2) O prédio foi adquirido beneficiando das isenções de IMT e de IS constantes, respetivamente, dos números 7, alínea a), e 8 do artigo 8.º do Regime Tributário dos FIIAH, que foram reconhecidas a requerimento, nos termos do artigo 10.º do Código do IMT.
3) A Requerente apresentou, em 10.08.2016, uma declaração para liquidação de IMT e de IS, solicitando o pagamento do IMT e do Imposto de Selo com fundamento no n.º 16.º do artigo 8.º do Regime dos FIIAH, aplicável ex vi do 236.º da Lei n.º 83 – C/2013, de 31 de Dezembro (Norma Transitória no âmbito do Regime Especial Aplicável aos FIIAH e SIIAH);
4) A Requerente indicou como preço da alineação o valor de 68.715,50€, que serviu de base às liquidações em crise;
5) Tais declarações deram origem à liquidação de IMT número…, no valor de 687,15€, e à liquidação de IS número…, no valor de 549,72€;
6) Estes valores foram pagos pela Requerente em 19 de Outubro de 2016;
Factos não provados
Não se constataram factos essenciais, com relevo para a apreciação do mérito da causa, os quais não se tenham provado.

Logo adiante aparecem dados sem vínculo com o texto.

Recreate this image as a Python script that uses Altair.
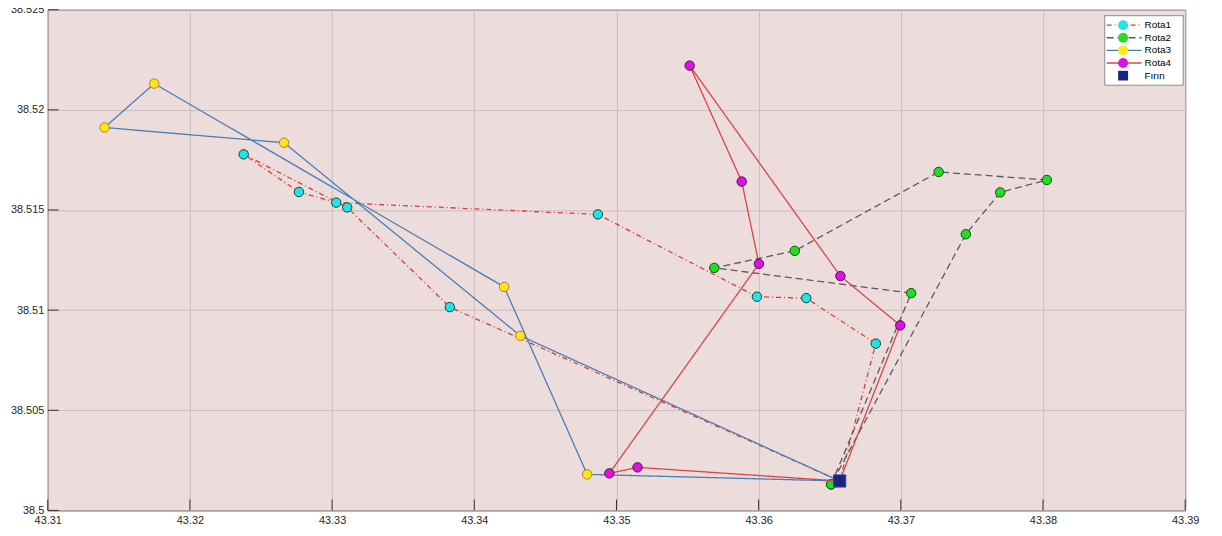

Fundamentação da Decisão sobre a Matéria de Facto
A convicção sobre os factos dados como provados fundou-se na prova documental junta Requerente, cuja autenticidade e correspondência à realidade não foram questionadas pela Requerida.
4. QUESTÕES DECIDENDAS
A questão que está sob apreciação do Tribunal é a de aferir da legalidade das liquidações de IMT e IS sub judice e decidir acerca das consequências da sua eventual ilegalidade e, consequentemente, da legalidade das liquidações de IMT e de IS sub judice.
Vejamos:
O artigo 102.º (norma inserida no Capitulo X, sob a epígrafe “Benefícios Fiscais”) da Lei n.º 64-A/2008 de 31 Dezembro aprovou o regime especial aplicável aos fundos de investimento imobiliário para arrendamento habitacional (de ora adiante "FIIAH").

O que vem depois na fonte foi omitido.